BATTLE GROUND — Denton Harlan is tired. Harlan, 70, and his wife, Barbara, own Layne’s Funeral Home in Battle Ground. He estimates he works 60 to 80 hours a week.
But it’s more than that.
“In the last two weeks,” he says, “we’ve had a kid accidentally shot by his cousin. He was 13. And a little girl hit by a van out by Daybreak Park. She was 11.” He’s quiet for a bit.
“And their lives are done. You think of all the things they’ll never do.”
A 1964 graduate of Battle Ground High School, Harlan began working for Thomas Layne in 1969, and became a licensed funeral director and embalmer in the early 1970s. In 1976, he moved to California to attend college, but returned to manage Layne’s in 1980. The Harlans bought Layne’s in 1981.
Harlan says 48 years in the funeral business has changed him. “My values are somewhat different than a normal person’s. Relationships over stuff. And I’m a little more serious-minded about life. Life is a valuable and priceless commodity. Once we spend our time it’s gone.”
He also thinks about his own mortality. “When I turned 50, it didn’t bug me. I bought a Harley. A Fat Boy. Sixty didn’t bug me. Seventy is more thought-provoking. I don’t have a lot of time. I think about that all the time.”
Harlan says his business philosophy is, “Treat people fairly. Try to make things easier that are very difficult. And create a more familial atmosphere than an electronic one.”
His job, he says, is to help someone deal with the end of life of someone close to them. “To make it something they can cope with. Sometimes that’s viewing, sometimes it isn’t. It’s whatever brings comfort. And what that is depends on the individual.”
Harlan recalls a woman killed on her 30th birthday in a high-speed police chase. She suffered the traumatic amputation of her right arm when the car in which she was a passenger sideswiped a tree. Shortly after that she was ejected through the windshield and died on the scene.
The coroner’s office recommended that the family not view the body. Her sister couldn’t accept that.
“I didn’t want to just see Julie,” says former Battle Ground resident Karen Baye. “I wanted to wash her. I washed her when she was born.”
Harlan was hesitant. But he met with Baye, talked with her, and agreed.
“He gave me some time alone with her,” says Baye. “Then he came in and we washed her together. He even plugged her nose to wash her face. It meant so much to me. He showed so much respect for her body and such compassion for me through the whole process.” She pauses.
“It was very healing for me. To unfold her hands, and look at the hand that I held when she was a little girl and we went to the park. He understood that for me it was a need. I needed to wash her.”

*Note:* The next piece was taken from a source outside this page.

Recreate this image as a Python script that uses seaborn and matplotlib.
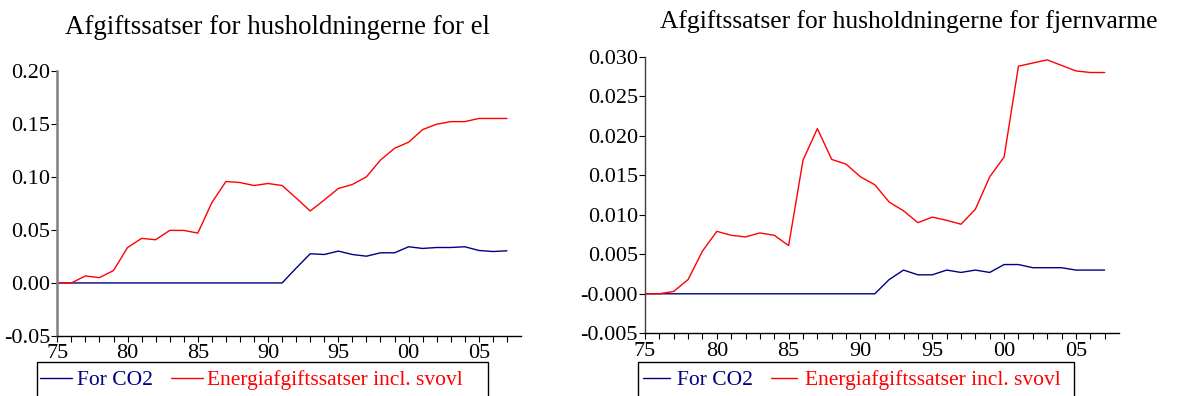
import numpy as np
import pandas as pd
import matplotlib
matplotlib.use("Agg")
import matplotlib.pyplot as plt
from matplotlib.patches import Rectangle
from matplotlib.lines import Line2D
import seaborn as sns

# Tax rates for households, 1975-2007
years = list(range(1975, 2008))

el_co2 = [0, 0, 0, 0, 0, 0, 0, 0, 0, 0, 0, 0, 0, 0, 0, 0, 0,
          0.014, 0.0275, 0.0268, 0.030, 0.0268, 0.0252, 0.0284, 0.0284,
          0.0341, 0.0325, 0.0334, 0.0334, 0.0341, 0.0306, 0.0296, 0.0303]
el_energy = [0, 0, 0.0066, 0.005, 0.0117, 0.0334, 0.042, 0.0407, 0.0495, 0.0495,
             0.047, 0.0757, 0.0956, 0.0946, 0.0918, 0.0937, 0.0918, 0.080, 0.0678, 0.0782,
             0.089, 0.0928, 0.100, 0.1158, 0.1269, 0.1326, 0.1445, 0.1496, 0.152, 0.152,
             0.155, 0.155, 0.155]

fv_co2 = [0, 0, 0, 0, 0, 0, 0, 0, 0, 0, 0, 0, 0, 0, 0, 0, 0,
          0.0018, 0.0030, 0.0024, 0.0024, 0.0030, 0.0027, 0.0030, 0.0027,
          0.0037, 0.0037, 0.0033, 0.0033, 0.0033, 0.0030, 0.0030, 0.0030]
fv_energy = [0, 0, 0.0003, 0.0018, 0.0054, 0.0079, 0.0074, 0.0072, 0.0077, 0.0074,
             0.0061, 0.0169, 0.0209, 0.0170, 0.0164, 0.0148, 0.0138, 0.0116, 0.0105, 0.0090,
             0.0097, 0.0093, 0.0088, 0.0107, 0.0148, 0.0173, 0.0288, 0.0292, 0.0296, 0.0289,
             0.0282, 0.0280, 0.0280]

series_names = ["For CO2", "Energiafgiftssatser incl. svovl"]
series_colors = ["#000080", "#ff0000"]

titles = ["Afgiftssatser for husholdningerne for el",
          "Afgiftssatser for husholdningerne for fjernvarme"]
el_yticks = [-0.05, 0.00, 0.05, 0.10, 0.15, 0.20]
el_ylabels = ["-0.05", "0.00", "0.05", "0.10", "0.15", "0.20"]
fv_yticks = [-0.005, 0.000, 0.005, 0.010, 0.015, 0.020, 0.025, 0.030]
fv_ylabels = ["-0.005", "-0.000", "0.005", "0.010", "0.015", "0.020", "0.025", "0.030"]

sns.set_style("ticks")
plt.rcParams["font.family"] = ["Liberation Serif", "DejaVu Serif"]
plt.rcParams["text.color"] = "black"
plt.rcParams["xtick.color"] = "black"
plt.rcParams["ytick.color"] = "black"
plt.rcParams["axes.labelcolor"] = "black"

fig = plt.figure(figsize=(11.82, 3.96), dpi=100)
W, H = 1182, 396


def px_rect(x0, y0, x1, y1):
    return [x0 / W, 1 - y1 / H, (x1 - x0) / W, (y1 - y0) / H]


ax_el = fig.add_axes(px_rect(57.3, 70.7, 521, 336))
ax_fv = fig.add_axes(px_rect(645, 56.7, 1119, 333.3))


def long_frame(co2, energy):
    return pd.DataFrame({
        "year": years * 2,
        "value": list(co2) + list(energy),
        "series": [series_names[0]] * len(years) + [series_names[1]] * len(years),
    })


panels = [
    (ax_el, long_frame(el_co2, el_energy), el_yticks, el_ylabels, (-0.05, 0.20), "#808080", 1.8),
    (ax_fv, long_frame(fv_co2, fv_energy), fv_yticks, fv_ylabels, (-0.005, 0.030), "#404040", 1.0),
]

for ax, df, yt, yl, ylim, yspine_col, yspine_lw in panels:
    sns.lineplot(data=df, x="year", y="value", hue="series",
                 hue_order=series_names, palette=series_colors,
                 linewidth=1.0, legend=False, ax=ax)
    ax.set_xlim(1975, 2008)
    ax.set_ylim(*ylim)
    ax.set_xticks(years)
    ax.set_xticklabels([f"{y % 100:02d}" if y % 5 == 0 else "" for y in years])
    ax.set_yticks(yt)
    ax.set_yticklabels(yl)
    ax.set_xlabel("")
    ax.set_ylabel("")
    for s in ("top", "right"):
        ax.spines[s].set_visible(False)
    ax.spines["bottom"].set_color("black")
    ax.spines["bottom"].set_linewidth(1.0)
    ax.spines["left"].set_color(yspine_col)
    ax.spines["left"].set_linewidth(yspine_lw)
    ax.tick_params(axis="x", direction="out", length=4, width=0.8, pad=2,
                   labelsize=16, colors="black")
    ax.tick_params(axis="y", direction="out", length=4, width=0.8, pad=1,
                   labelsize=16, colors="black")
    ax.set_facecolor("white")

# Titles
fig.text(277.5 / W, 1 - 28 / H, titles[0], ha="center", va="center", fontsize=19.4)
fig.text(909 / W, 1 - 22 / H, titles[1], ha="center", va="center", fontsize=18.4)

# Legends below each panel, inside a framed box
legend_specs = [
    (ax_el, (37, 362, 488), 40, 1.5, 0.2, 0.85),
    (ax_fv, (638, 362, 1074), 643, 1.25, 0.35, 0.8),
]
for ax, (bx0, by0, bx1), lx, hlen, htp, cspace in legend_specs:
    handles = [Line2D([], [], color=c, lw=1.0) for c in series_colors]
    leg = ax.legend(handles, series_names, loc="center left",
                    bbox_to_anchor=(lx / W, 1 - 380 / H),
                    bbox_transform=fig.transFigure, ncol=2, frameon=False,
                    fontsize=15.5, handlelength=hlen, handletextpad=htp,
                    columnspacing=cspace, borderpad=0, borderaxespad=0)
    for txt, c in zip(leg.get_texts(), series_colors):
        txt.set_color(c)
    fig.patches.append(Rectangle((bx0 / W, -0.05), (bx1 - bx0) / W, 1 - by0 / H + 0.05,
                                 transform=fig.transFigure, fill=False,
                                 edgecolor="black", linewidth=1.0))

fig.savefig("out.png", dpi=100, facecolor="white")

Baye says that, years later, she still thinks of Harlan with great affection. “He made the experience so much better than it would have been otherwise.”
“But you have to be careful with that,” Harlan says. “Sometimes I talk people out of it.” Then he corrects himself. “I advise. They have the right and duty to decide.”
Harlan says he has advised people against viewing or participating in the care of their loved one, when he thought it would not be helpful. He has also encouraged people who were hesitant to go ahead, when he thought it would be healing.
Being the only funeral director in Battle Ground is draining. Harlan says he and his wife haven’t had a real vacation in 16 years.
“We want to get to Hawaii one more time. That’s where I’d like to conk out.”
But he has several hobbies that he pursues at the funeral home: metalworking, woodworking, leatherworking, reading.
“I like junky stuff,’’ he said. “My favorite authors are Robert Parker, Ace Atkins. Dick Francis. [Brian] Haycock. And junky Westerns. Louis L’Amour. Zane Grey.”
He also likes to cut and split firewood. “I like the peace of the outdoors. I like the leaves coming down in the breeze. I’m probably most relaxed when I’m by myself.”
Harlan says his greatest fear –“everybody’s in the funeral business, I think” — is making things worse for someone.
But, he says, “It’s an honor to serve everybody. They’ve placed trust in me. Mr. Layne told me, about the dead, ‘You have to help them, because they can’t help themselves.’ We have a moral obligation. That’s kind of an old-fashioned concept. But then I’m a dinosaur.